Acha que Portugal ou a Grécia podem pagar a sua dívida nas condições que lhes estão a ser exigidas?
Não, não é possível. Ou melhor, há uma possibilidade: se criarem um imposto sobre os lucros bancários e usá-lo para pagar a dívida pública. É possível fazê-lo através de meios fiscais, mas para além disto não consigo imaginar outra maneira a curto prazo. A longo prazo é possível, se permitirmos o aumento da dívida pública e que o Governo possa gastar dinheiro até a inflação começar a aumentar e as receitas públicas aumentem a um ritmo superior ao crescimento da dívida. Isso causaria grande descontentamento na Europa, mas é uma maneira de o conseguir.
É favorável a uma reestruturação da dívida?
Sim, isso é essencial, mas penso que a reestruturação da dívida deve ser feita através de operações financeiras que transformem as dívidas com alto custo de financiamento em dívidas com baixo custo de financiamento. Isto é possível fazer e deve ser feito. Mas vamos ser claros: o nível de dívida pública na Europa não é assim tão alto. Se olharmos para os ativos de que dispõem os Estados, a dívida não é assim tão grande na Europa. Nunca nos podemos esquecer disto, apesar dos mercados já se terem esquecido. Foi a estupidez do Tratado de Maastricht, que impôs limites ao crescimento da dívida bruta em vez de limitar o crescimento da dívida líquida.
Nas próximas eleições gregas, estão a dizer aos eleitores que a opção é ficar no euro com a austeridade ou sair do euro. Não há uma terceira opção? E se a Grécia sair, o que acontece?
As escolhas não são essas, são falsas escolhas. Nos corredores do poder europeu discute-se a sobrevivência do sistema bancário. Se os governos entram em bancarrota, o seu sistema financeiro colapsa, porque os bancos gregos, portugueses, espanhóis e italianos têm muita dívida pública. Em certa medida, há aqui uma chantagem e contra-chantagem de ambos os lados. Não é preciso austeridade para ficar no euro. O que precisamos são formas inovadoras de financiamento, que são hoje dificultadas pelas restrições impostas aos bancos centrais na Europa.
Para além desse papel dos bancos centrais, o que teria de mudar na regulação dos mercados?
Em primeiro lugar, o BCE devia fazer o mesmo que fazem os bancos centrais britânico e norte-americano para apoiarem a dívida pública.

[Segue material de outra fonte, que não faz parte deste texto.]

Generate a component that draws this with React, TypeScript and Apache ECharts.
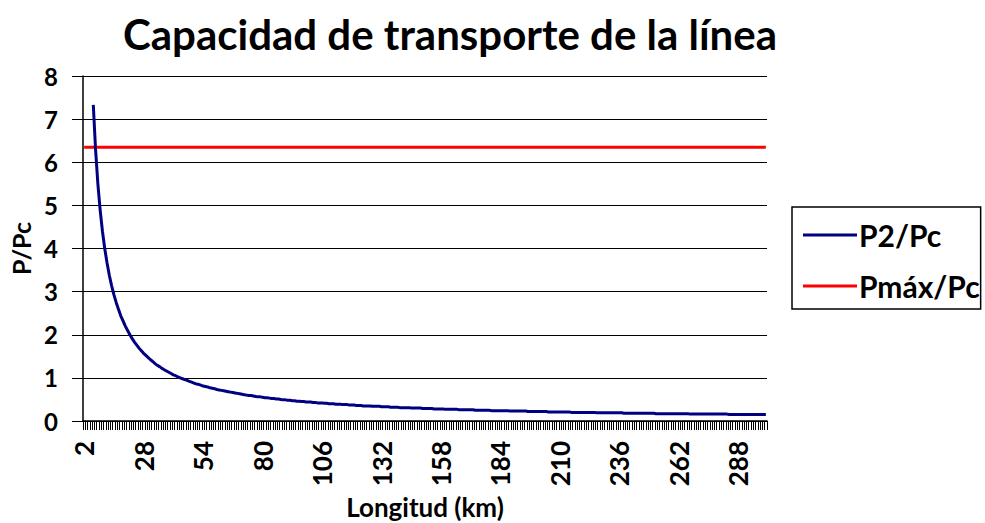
import React, { useEffect, useRef } from "react";
import * as echarts from "echarts";

const TITLE = "Capacidad de transporte de la línea";
const X_NAME = "Longitud (km)";
const Y_NAME = "P/Pc";
const SERIES_NAMES = ["P2/Pc", "Pmáx/Pc"];

// Longitud (km): categories from 2 to 300, step 1
const L_START = 2;
const L_END = 300;
const categories: string[] = [];
for (let l = L_START; l <= L_END; l++) categories.push(String(l));

// P2/Pc (L = 2 .. 300)
const p2: (number | null)[] = [
  null, null, null, null,
  7.33, 6.29, 5.5, 4.89, 4.4, 4.0, 3.67, 3.38, 3.14, 2.93,
  2.75, 2.59, 2.44, 2.32, 2.2, 2.1, 2.0, 1.91, 1.83, 1.76,
  1.69, 1.63, 1.57, 1.52, 1.47, 1.42, 1.38, 1.33, 1.29, 1.26,
  1.22, 1.19, 1.16, 1.13, 1.1, 1.07, 1.05, 1.02, 1.0, 0.98,
  0.96, 0.94, 0.92, 0.9, 0.88, 0.86, 0.85, 0.83, 0.81, 0.8,
  0.79, 0.77, 0.76, 0.75, 0.73, 0.72, 0.71, 0.7, 0.69, 0.68,
  0.67, 0.66, 0.65, 0.64, 0.63, 0.62, 0.61, 0.6, 0.59, 0.59,
  0.58, 0.57, 0.56, 0.56, 0.55, 0.54, 0.54, 0.53, 0.52, 0.52,
  0.51, 0.51, 0.5, 0.49, 0.49, 0.48, 0.48, 0.47, 0.47, 0.46,
  0.46, 0.45, 0.45, 0.44, 0.44, 0.44, 0.43, 0.43, 0.42, 0.42,
  0.42, 0.41, 0.41, 0.4, 0.4, 0.4, 0.39, 0.39, 0.39, 0.38,
  0.38, 0.38, 0.37, 0.37, 0.37, 0.36, 0.36, 0.36, 0.35, 0.35,
  0.35, 0.35, 0.34, 0.34, 0.34, 0.34, 0.33, 0.33, 0.33, 0.33,
  0.32, 0.32, 0.32, 0.32, 0.31, 0.31, 0.31, 0.31, 0.31, 0.3,
  0.3, 0.3, 0.3, 0.3, 0.29, 0.29, 0.29, 0.29, 0.29, 0.28,
  0.28, 0.28, 0.28, 0.28, 0.27, 0.27, 0.27, 0.27, 0.27, 0.27,
  0.26, 0.26, 0.26, 0.26, 0.26, 0.26, 0.26, 0.25, 0.25, 0.25,
  0.25, 0.25, 0.25, 0.25, 0.24, 0.24, 0.24, 0.24, 0.24, 0.24,
  0.24, 0.24, 0.23, 0.23, 0.23, 0.23, 0.23, 0.23, 0.23, 0.23,
  0.22, 0.22, 0.22, 0.22, 0.22, 0.22, 0.22, 0.22, 0.22, 0.21,
  0.21, 0.21, 0.21, 0.21, 0.21, 0.21, 0.21, 0.21, 0.21, 0.2,
  0.2, 0.2, 0.2, 0.2, 0.2, 0.2, 0.2, 0.2, 0.2, 0.2,
  0.19, 0.19, 0.19, 0.19, 0.19, 0.19, 0.19, 0.19, 0.19, 0.19,
  0.19, 0.19, 0.18, 0.18, 0.18, 0.18, 0.18, 0.18, 0.18, 0.18,
  0.18, 0.18, 0.18, 0.18, 0.18, 0.18, 0.17, 0.17, 0.17, 0.17,
  0.17, 0.17, 0.17, 0.17, 0.17, 0.17, 0.17, 0.17, 0.17, 0.17,
  0.17, 0.16, 0.16, 0.16, 0.16, 0.16, 0.16, 0.16, 0.16, 0.16,
  0.16, 0.16, 0.16, 0.16, 0.16, 0.16, 0.16, 0.16, 0.15, 0.15,
  0.15, 0.15, 0.15, 0.15, 0.15, 0.15, 0.15, 0.15, 0.15, 0.15,
  0.15, 0.15, 0.15, 0.15, 0.15,
];

// Pmáx/Pc: constant level
const PMAX = 6.35;
const pmax: number[] = categories.map(() => PMAX);

const Y_MIN = 0;
const Y_MAX = 8;
const Y_STEP = 1;

const FONT = "Lato, 'Open Sans', sans-serif";

export default function App() {
  const ref = useRef<HTMLDivElement>(null);
  useEffect(() => {
    document.body.style.margin = "0";
    if (!ref.current) return;
    const chart = echarts.init(ref.current, null, { renderer: "svg" });
    chart.setOption({
      animation: false,
      backgroundColor: "#fff",
      title: {
        text: TITLE,
        left: 445,
        textAlign: "center",
        top: 8,
        textStyle: { fontFamily: FONT, fontWeight: "bold", fontSize: 42, color: "#000" },
      },
      grid: { left: 83, right: 218, top: 76, bottom: 102, containLabel: false, outerBoundsMode: "none" },
      legend: {
        orient: "vertical",
        left: 792,
        top: 207,
        padding: [13, 1, 8, 11],
        itemGap: 21,
        itemWidth: 54,
        itemHeight: 3,
        icon: "rect",
        borderColor: "#000",
        borderWidth: 1.5,
        data: SERIES_NAMES,
        textStyle: { fontFamily: FONT, fontWeight: "bold", fontSize: 30, color: "#000", lineHeight: 26, padding: [0, 0, 0, -3] },
      },
      xAxis: {
        type: "category",
        data: categories,
        boundaryGap: true,
        name: X_NAME,
        nameLocation: "middle",
        nameGap: 71,
        nameTextStyle: { fontFamily: FONT, fontWeight: "bold", fontSize: 26, color: "#000", verticalAlign: "top" },
        axisLine: { lineStyle: { color: "#000", width: 1.5 } },
        axisTick: { show: true, interval: 0, length: 9, lineStyle: { color: "#000", width: 1 } },
        axisLabel: {
          interval: 25,
          rotate: 90,
          margin: 20,
          fontFamily: FONT,
          fontWeight: "bold",
          fontSize: 26,
          color: "#000",
        },
        splitLine: { show: false },
      },
      yAxis: {
        type: "value",
        min: Y_MIN,
        max: Y_MAX,
        interval: Y_STEP,
        name: Y_NAME,
        nameLocation: "middle",
        nameGap: 50,
        nameTextStyle: { fontFamily: FONT, fontWeight: "bold", fontSize: 25, color: "#000" },
        axisLine: { show: true, lineStyle: { color: "#000", width: 1.5 } },
        axisTick: { show: true, length: 11, lineStyle: { color: "#000", width: 1 } },
        axisLabel: { margin: 25, fontFamily: FONT, fontWeight: "bold", fontSize: 24, color: "#000" },
        splitLine: { show: true, lineStyle: { color: "#000", width: 1 } },
      },
      series: [
        {
          name: SERIES_NAMES[0],
          type: "line",
          data: p2,
          symbol: "none",
          connectNulls: false,
          lineStyle: { color: "#000080", width: 3 },
          itemStyle: { color: "#000080" },
          z: 3,
        },
        {
          name: SERIES_NAMES[1],
          type: "line",
          data: pmax,
          symbol: "none",
          lineStyle: { color: "#ff0000", width: 3 },
          itemStyle: { color: "#ff0000" },
          z: 2,
        },
      ],
    });
    return () => chart.dispose();
  }, []);
  return <div ref={ref} style={{ width: 985, height: 523 }} />;
}
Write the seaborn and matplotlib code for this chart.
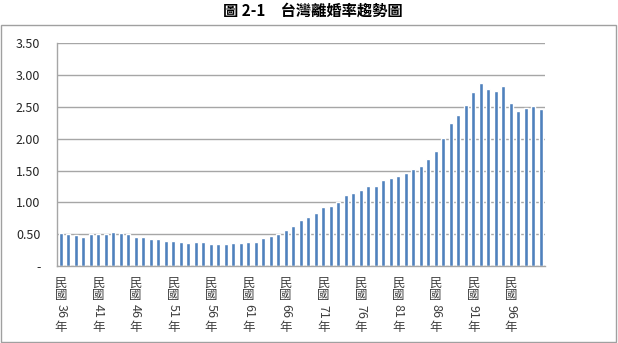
import matplotlib
matplotlib.use("Agg")
import matplotlib.pyplot as plt
from matplotlib.patches import Rectangle
import seaborn as sns
import pandas as pd
import numpy as np

# 台灣粗離婚率 (‰), 民國36年 ~ 民國100年
years = list(range(36, 101))
rates = [0.52, 0.50, 0.48, 0.45, 0.50, 0.51, 0.50, 0.54, 0.52, 0.50,
         0.46, 0.45, 0.43, 0.42, 0.39, 0.39, 0.37, 0.36, 0.37, 0.37,
         0.35, 0.34, 0.34, 0.36, 0.36, 0.37, 0.38, 0.44, 0.47, 0.51,
         0.56, 0.63, 0.72, 0.77, 0.84, 0.93, 0.95, 1.01, 1.11, 1.15,
         1.19, 1.26, 1.25, 1.35, 1.39, 1.42, 1.46, 1.52, 1.57, 1.68,
         1.80, 2.01, 2.24, 2.37, 2.53, 2.74, 2.87, 2.78, 2.75, 2.83,
         2.56, 2.44, 2.49, 2.51, 2.47]
label_years = list(range(36, 97, 5))
ytick_values = [0, 0.5, 1.0, 1.5, 2.0, 2.5, 3.0, 3.5]
ytick_labels = ["-", "0.50", "1.00", "1.50", "2.00", "2.50", "3.00", "3.50"]

sns.set_style("white")
plt.rcParams['font.family'] = ['Noto Sans CJK TC', 'DejaVu Sans']

W, H = 618, 343
fig = plt.figure(figsize=(W / 100, H / 100), dpi=100)
ax = fig.add_axes([57 / W, 1 - 266 / H, (544.5 - 57) / W, (266 - 43.3) / H])

df = pd.DataFrame({"year": years, "rate": rates})
sns.barplot(data=df, x="year", y="rate", color="#4F81BD", saturation=1,
            width=0.5, ax=ax)

ax.set_xlim(-0.5, len(years) - 0.5)
ax.set_ylim(0, 3.5)
ax.set_xlabel("")
ax.set_ylabel("")

# y axis: gridlines + labels
ax.set_yticks(ytick_values)
ax.set_yticklabels(ytick_labels, fontsize=9, color="#262626")
ax.yaxis.grid(True, color="#A6A6A6", lw=1)
ax.set_axisbelow(True)
ax.tick_params(axis="y", length=4, width=1, color="#A6A6A6", direction="out", pad=8)

# x axis: tick marks between categories, labels drawn as vertical text
ax.set_xticks(np.arange(-0.5, len(years), 1.0))
ax.set_xticklabels([])
ax.tick_params(axis="x", length=4, width=1, color="#A6A6A6", direction="out")

for s in ["top", "right"]:
    ax.spines[s].set_visible(False)
for s in ["left", "bottom"]:
    ax.spines[s].set_color("#A6A6A6")
    ax.spines[s].set_linewidth(1)

ah = 266 - 43.3
trans = ax.get_xaxis_transform()
for y in label_years:
    i = years.index(y)
    kw = dict(transform=trans, ha="center", va="center", fontsize=9, color="#404040")
    ax.text(i, -(283 - 266) / ah, "民", **kw)
    ax.text(i, -(296 - 266) / ah, "國", **kw)
    ax.text(i, -(311.5 - 266) / ah, str(y), rotation=270, **kw)
    ax.text(i, -(327 - 266) / ah, "年", **kw)

# chart frame and title
fig.patches.append(Rectangle((1 / W, 1 - 342 / H), 615 / W, (342 - 25) / H,
                             transform=fig.transFigure, fill=False,
                             edgecolor="#A0A0A0", lw=1))
fig.text(313 / W, 1 - 11 / H, "圖 2-1　台灣離婚率趨勢圖", ha="center", va="center",
         fontsize=11, fontweight="bold", color="#000000")

fig.savefig("out.png", dpi=100)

E precisa agir de forma a controlar os mercados financeiros, quer através da regulação, quer comprando e vendendo nesses mercados, impedindo a especulação. É preciso impedir que os mercados financeiros continuem a arrasar a economia de tempos a tempos, como estão a fazer agora. Há uma necessidade real de controlar os mercados financeiros e este é um dos aspetos patológicos da crise atual: todo o problema está a ser escondido, porque quer os mercados, quer os governos, quer a troika, estão todos obcecados com a dívida pública.